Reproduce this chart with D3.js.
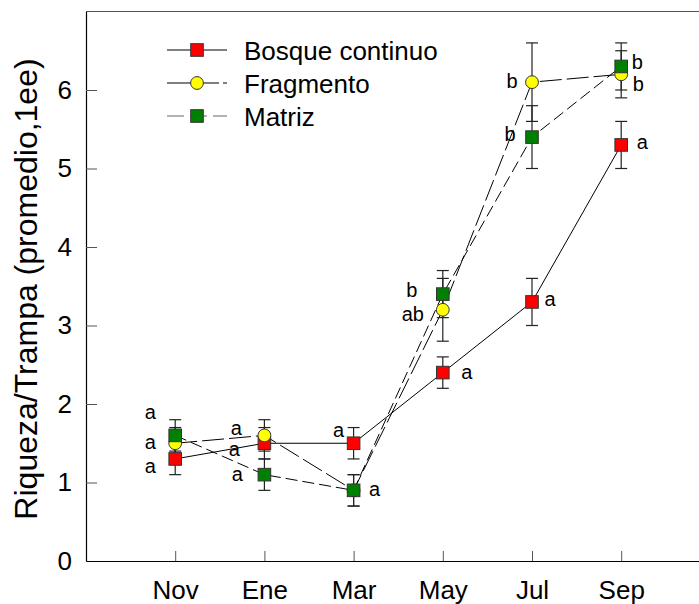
<!DOCTYPE html>
<html>
<head>
<meta charset="utf-8">
<script src="https://cdn.jsdelivr.net/npm/d3@7"></script>
<style>
  body { margin: 0; background: #fff; }
  text { font-family: "Liberation Sans", Arial, sans-serif; fill: #000; }
</style>
</head>
<body>
<div id="chart"></div>
<script>
// months on the x axis
var months = ["Nov", "Ene", "Mar", "May", "Jul", "Sep"];
var yTicks = [0, 1, 2, 3, 4, 5, 6];

// means and errors (1 ee) per habitat
var bosqueVals = [1.3, 1.5, 1.5, 2.4, 3.3, 5.3];
var bosqueErr  = [0.2, 0.2, 0.2, 0.2, 0.3, 0.3];
var fragVals   = [1.5, 1.6, 0.9, 3.2, 6.1, 6.2];
var fragErr    = [0.2, 0.2, 0.2, 0.4, 0.5, 0.3];
var matrizVals = [1.6, 1.1, 0.9, 3.4, 5.4, 6.3];
var matrizErr  = [0.2, 0.2, 0.2, 0.3, 0.4, 0.3];

// significance letters
var bosqueLetters = ["a", "a", "a", "a", "a", "a"];
var fragLetters   = ["a", "a", "", "ab", "b", "b"];
var matrizLetters = ["a", "a", "a", "b", "b", "b"];

var width = 699, height = 604;
var plotLeft = 86, plotBottom = 561, plotTop = 11.5;

// where each letter sits relative to its point (px)
var bosqueOff = [[-25, 8], [-30, 7], [-15, -12], [24, 0], [18, -2], [21, -2]];
var fragOff   = [[-25, 0], [-28, -6], [0, 0], [-30, 5], [-20, 0], [17, 11]];
var matrizOff = [[-25, -22], [-27, 0], [21, 0], [-31, -3], [-22, -2], [16, -3]];

var series = [
    {name: "Bosque continuo", vals: bosqueVals, err: bosqueErr, letters: bosqueLetters,
     off: bosqueOff, fill: "#ff0000", shape: "square", dash: null},
    {name: "Fragmento", vals: fragVals, err: fragErr, letters: fragLetters,
     off: fragOff, fill: "#ffff00", shape: "circle", dash: "22,5"},
    {name: "Matriz", vals: matrizVals, err: matrizErr, letters: matrizLetters,
     off: matrizOff, fill: "#008000", shape: "square", dash: "12,5"}
];

var x = d3.scaleLinear().domain([-1, 6]).range([plotLeft, plotLeft + 7 * 89.2]);
var y = d3.scaleLinear().domain([0, 7]).range([plotBottom, plotTop]);

var svg = d3.select("#chart").append("svg")
    .attr("width", width)
    .attr("height", height);

// axes, ticks pointing inward
var xAxis = d3.axisBottom(x)
    .tickValues(d3.range(months.length))
    .tickFormat(function (i) { return months[i]; })
    .tickSizeInner(-10)
    .tickSizeOuter(0)
    .tickPadding(20);
var yAxis = d3.axisLeft(y)
    .tickValues(yTicks)
    .tickFormat(d3.format("d"))
    .tickSizeInner(-11)
    .tickSizeOuter(0)
    .tickPadding(14);

var gx = svg.append("g")
    .attr("transform", "translate(0," + plotBottom + ")")
    .call(xAxis);
var gy = svg.append("g")
    .attr("transform", "translate(" + plotLeft + ",0)")
    .call(yAxis);

[gx, gy].forEach(function (g) {
    g.select(".domain").attr("stroke", "#000").attr("stroke-width", 1.2);
    g.selectAll(".tick line").attr("stroke", "#555").attr("stroke-width", 1);
    g.selectAll(".tick text")
        .style("font-family", '"Liberation Sans", Arial, sans-serif')
        .style("font-size", "26px")
        .attr("fill", "#000");
});
gy.selectAll(".tick").filter(function (d) { return d === 0; }).select("line").remove();
gx.selectAll(".tick text").attr("dy", "0.71em");

// top frame line
svg.append("line")
    .attr("x1", plotLeft).attr("x2", width)
    .attr("y1", y(7)).attr("y2", y(7))
    .attr("stroke", "#555").attr("stroke-width", 1.2);

// y title
svg.append("text")
    .attr("transform", "translate(37," + 289 + ") rotate(-90)")
    .attr("text-anchor", "middle")
    .style("font-size", "32px")
    .text("Riqueza/Trampa (promedio,1ee)");

var line = d3.line()
    .x(function (d, i) { return x(i); })
    .y(function (d) { return y(d); });

// connecting lines
series.forEach(function (s) {
    svg.append("path")
        .datum(s.vals)
        .attr("d", line)
        .attr("fill", "none")
        .attr("stroke", "#000")
        .attr("stroke-width", 1)
        .attr("stroke-dasharray", s.dash);
});

// error bars
series.forEach(function (s) {
    var g = svg.append("g").attr("stroke", "#222").attr("stroke-width", 1.2);
    s.vals.forEach(function (v, i) {
        var cx = x(i), y0 = y(v - s.err[i]), y1 = y(v + s.err[i]);
        g.append("line").attr("x1", cx).attr("x2", cx).attr("y1", y0).attr("y2", y1);
        g.append("line").attr("x1", cx - 6).attr("x2", cx + 6).attr("y1", y0).attr("y2", y0);
        g.append("line").attr("x1", cx - 6).attr("x2", cx + 6).attr("y1", y1).attr("y2", y1);
    });
});

function marker(g, shape, fill, cx, cy) {
    if (shape === "circle") {
        g.append("circle")
            .attr("cx", cx).attr("cy", cy).attr("r", 6.4)
            .attr("fill", fill).attr("stroke", "#333").attr("stroke-width", 1);
    } else {
        g.append("rect")
            .attr("x", cx - 6.3).attr("y", cy - 6.3)
            .attr("width", 12.6).attr("height", 12.6)
            .attr("fill", fill).attr("stroke", "#333").attr("stroke-width", 1);
    }
}

// markers
series.forEach(function (s) {
    var g = svg.append("g");
    s.vals.forEach(function (v, i) {
        marker(g, s.shape, s.fill, x(i), y(v));
    });
});

// letters
series.forEach(function (s) {
    var items = s.vals.map(function (v, i) {
        return {i: i, v: v, txt: s.letters[i], off: s.off[i]};
    }).filter(function (d) { return d.txt !== ""; });
    svg.append("g").selectAll("text")
        .data(items)
        .enter().append("text")
        .attr("x", function (d) { return x(d.i) + d.off[0]; })
        .attr("y", function (d) { return y(d.v) + d.off[1] + 6; })
        .attr("text-anchor", "middle")
        .style("font-size", "20px")
        .text(function (d) { return d.txt; });
});

// legend
var legend = svg.append("g");
series.forEach(function (s, k) {
    var ly = 50 + k * 33;
    legend.append("line")
        .attr("x1", 167).attr("x2", 227)
        .attr("y1", ly).attr("y2", ly)
        .attr("stroke", k === 2 ? "#666" : "#000")
        .attr("stroke-width", 1)
        .attr("stroke-dasharray", s.dash ? (k === 2 ? "17,6" : "24,4") : null);
    marker(legend, s.shape, s.fill, 197, ly);
    legend.append("text")
        .attr("x", 244)
        .attr("y", ly + 9.5)
        .style("font-size", "26px")
        .text(s.name);
});
</script>
</body>
</html>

■ ■ ■

## Directive
Write out again exactly the lines from the start of the data above through the line containing "var plotLeft = 86, plotBottom", inclusive, excluding any pictures.

## Solution
Reproduce this chart with D3.js.
<!DOCTYPE html>
<html>
<head>
<meta charset="utf-8">
<script src="https://cdn.jsdelivr.net/npm/d3@7"></script>
<style>
  body { margin: 0; background: #fff; }
  text { font-family: "Liberation Sans", Arial, sans-serif; fill: #000; }
</style>
</head>
<body>
<div id="chart"></div>
<script>
// months on the x axis
var months = ["Nov", "Ene", "Mar", "May", "Jul", "Sep"];
var yTicks = [0, 1, 2, 3, 4, 5, 6];

// means and errors (1 ee) per habitat
var bosqueVals = [1.3, 1.5, 1.5, 2.4, 3.3, 5.3];
var bosqueErr  = [0.2, 0.2, 0.2, 0.2, 0.3, 0.3];
var fragVals   = [1.5, 1.6, 0.9, 3.2, 6.1, 6.2];
var fragErr    = [0.2, 0.2, 0.2, 0.4, 0.5, 0.3];
var matrizVals = [1.6, 1.1, 0.9, 3.4, 5.4, 6.3];
var matrizErr  = [0.2, 0.2, 0.2, 0.3, 0.4, 0.3];

// significance letters
var bosqueLetters = ["a", "a", "a", "a", "a", "a"];
var fragLetters   = ["a", "a", "", "ab", "b", "b"];
var matrizLetters = ["a", "a", "a", "b", "b", "b"];

var width = 699, height = 604;
var plotLeft = 86, plotBottom = 561, plotTop = 11.5;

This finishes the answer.